Austrian hang glider

The NAGL System NAGL is an Austrian powered hang glider that was designed and produced by NAGL System of Weißkirchen in Steiermark. Now out of production, when it was available the aircraft was supplied complete and ready-to-fly.

==Design and development==
The aircraft features a cable-braced hang glider-style high-wing, weight-shift controls, single-place accommodation, foot-launching and landing and a single engine in tractor configuration.

The aircraft uses a standard hang glider wing, made from bolted-together aluminum tubing, with its single surface wing covered in Dacron sailcloth. The wing is supported by a single tube-type kingpost and uses an "A" frame control bar. The engine is a two-stroke, single cylinder NAGL. The engine is mounted beneath the glider's keel tube, with the exhaust system facing forward and driving a large 2.0 m propeller via an extension shaft.
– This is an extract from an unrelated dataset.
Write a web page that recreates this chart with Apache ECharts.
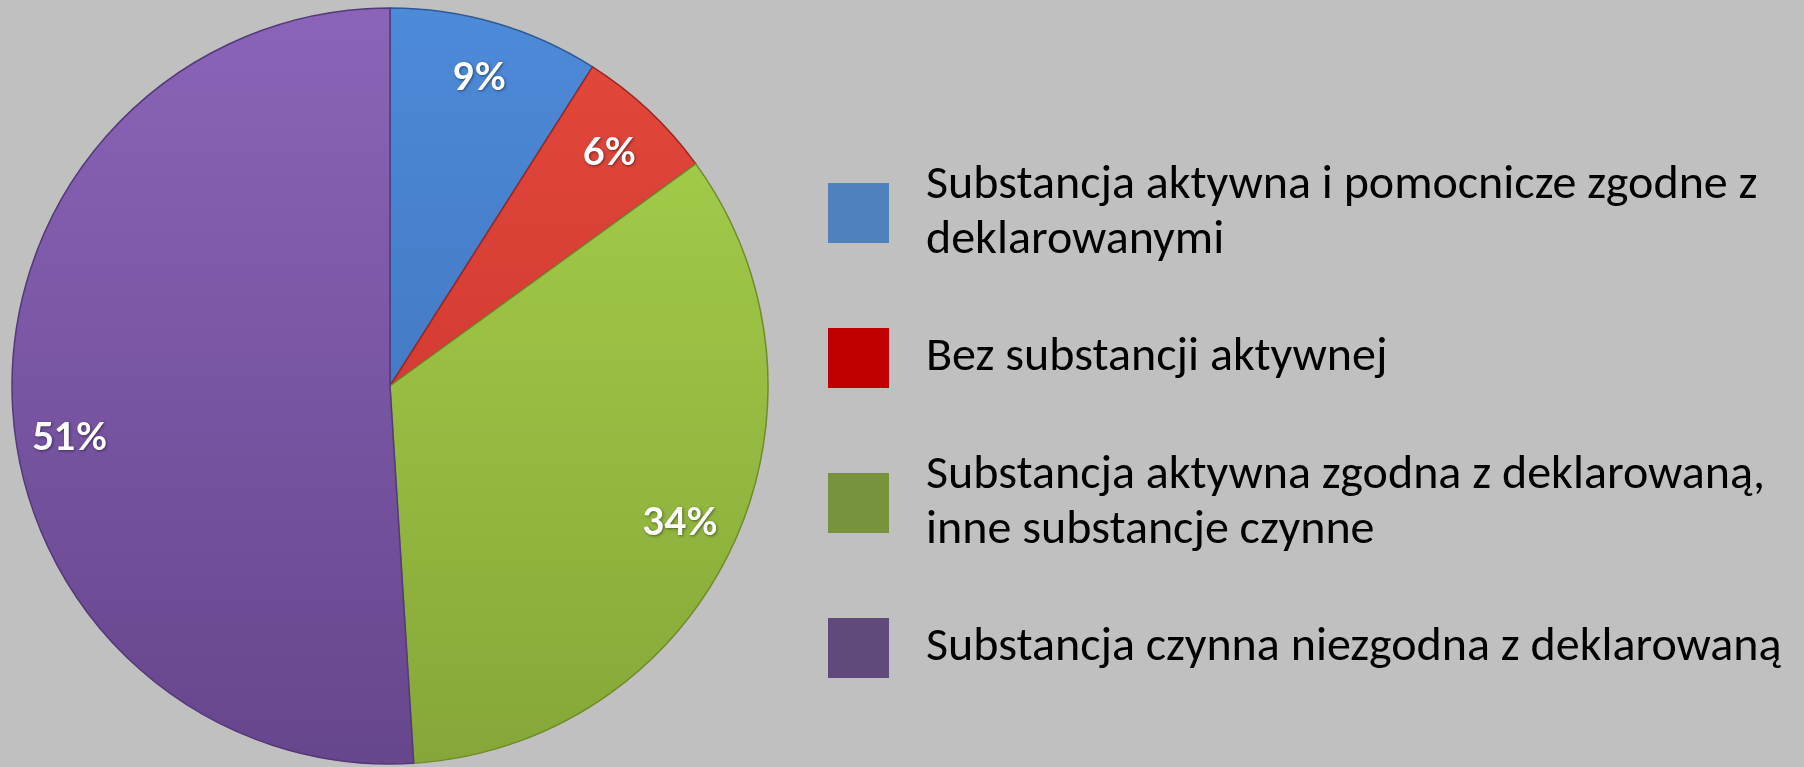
<!DOCTYPE html>
<html>
<head>
<meta charset="utf-8">
<script src="https://cdn.jsdelivr.net/npm/echarts@6/dist/echarts.min.js"></script>
<style>
html,body{margin:0;padding:0;background:#c0c0c0;}
#chart{width:1804px;height:767px;}
</style>
</head>
<body>
<div id="chart"></div>
<script>
// kategorie i udzialy (%)
var categories = [
	'Substancja aktywna i pomocnicze zgodne z deklarowanymi',
	'Bez substancji aktywnej',
	'Substancja aktywna zgodna z deklarowaną, inne substancje czynne',
	'Substancja czynna niezgodna z deklarowaną'
];
var values = [9, 6, 34, 51];
// podzial tekstu legendy na linie
var legendLines = [
	'Substancja aktywna i pomocnicze zgodne z\ndeklarowanymi',
	'Bez substancji aktywnej',
	'Substancja aktywna zgodna z deklarowaną,\ninne substancje czynne',
	'Substancja czynna niezgodna z deklarowaną'
];
// kolory wycinkow (gora / dol) i kolory legendy
var sliceTop = ['#4d8ad8', '#e4483c', '#a9d24c', '#8b64b9'];
var sliceBottom = ['#3a6cb2', '#c3302a', '#86a738', '#66468c'];
var sliceBorder = ['#2f5a96', '#9e2520', '#6f8c2c', '#54397a'];
var legendColors = ['#4f81bd', '#c00000', '#77933c', '#604a7b'];

var dom = document.getElementById('chart');
var myChart = echarts.init(dom);

var cx = 390, cy = 386, r = 378;

var pieData = categories.map(function(name, i){
	return {
		name: name,
		value: values[i],
		itemStyle: {
			color: new echarts.graphic.LinearGradient(0, cy - r, 0, cy + r, [
				{offset: 0, color: sliceTop[i]},
				{offset: 1, color: sliceBottom[i]}
			], true),
			borderColor: sliceBorder[i]
		}
	};
});

// niewidoczna seria tylko do etykiet (na ~0.84 promienia)
var labelData = categories.map(function(name, i){
	var d = {name: name, value: values[i]};
	if (i == 3) d.label = {offset: [0, 42]};
	return d;
});

var legendNames = {};
categories.forEach(function(c, i){ legendNames[c] = legendLines[i]; });

var option = {
	backgroundColor: '#c0c0c0',
	animation: false,
	legend: {
		orient: 'vertical',
		left: 823,
		top: 153,
		itemWidth: 61,
		itemHeight: 60,
		itemGap: 60,
		icon: 'rect',
		selectedMode: false,
		data: categories.map(function(c, i){
			return {name: c, itemStyle: {color: legendColors[i], borderWidth: 0}};
		}),
		formatter: function(name){ return legendNames[name]; },
		textStyle: {
			fontFamily: 'Carlito, Lato, sans-serif',
			fontSize: 48,
			lineHeight: 55,
			color: '#000',
			padding: [0, 0, 0, 32]
		}
	},
	series: [
		{
			name: 'udzial',
			type: 'pie',
			center: [cx, cy],
			radius: [0, r],
			startAngle: 90,
			clockwise: true,
			silent: true,
			label: {show: false},
			labelLine: {show: false},
			itemStyle: {borderWidth: 1.5},
			data: pieData
		},
		{
			name: 'etykiety',
			type: 'pie',
			center: [cx, cy],
			radius: [0, r * 1.68],
			startAngle: 90,
			clockwise: true,
			silent: true,
			itemStyle: {color: 'rgba(0,0,0,0)', borderWidth: 0},
			label: {
				show: true,
				position: 'inside',
				formatter: '{c}%',
				color: '#fff',
				fontFamily: 'Lato, sans-serif',
				fontWeight: 'bold',
				fontSize: 38,
				textShadowColor: 'rgba(0,0,0,0.45)',
				textShadowBlur: 3,
				textShadowOffsetX: 1,
				textShadowOffsetY: 1
			},
			labelLine: {show: false},
			data: labelData
		}
	]
};
myChart.setOption(option, true);
</script>
</body>
</html>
The large diameter propeller makes for quiet operations, including on takeoff. The fuel tank capacity is 5 L, with 9 L optional.

The preferred launch and landing position is prone, with the pilot relying on wheels on the control bar and a short trolley with wheels supporting the pilot's feet and pod. Foot launching is also possible.

In reviewing the aircraft, Rene Coulon noted that the NAGL is "a very original design".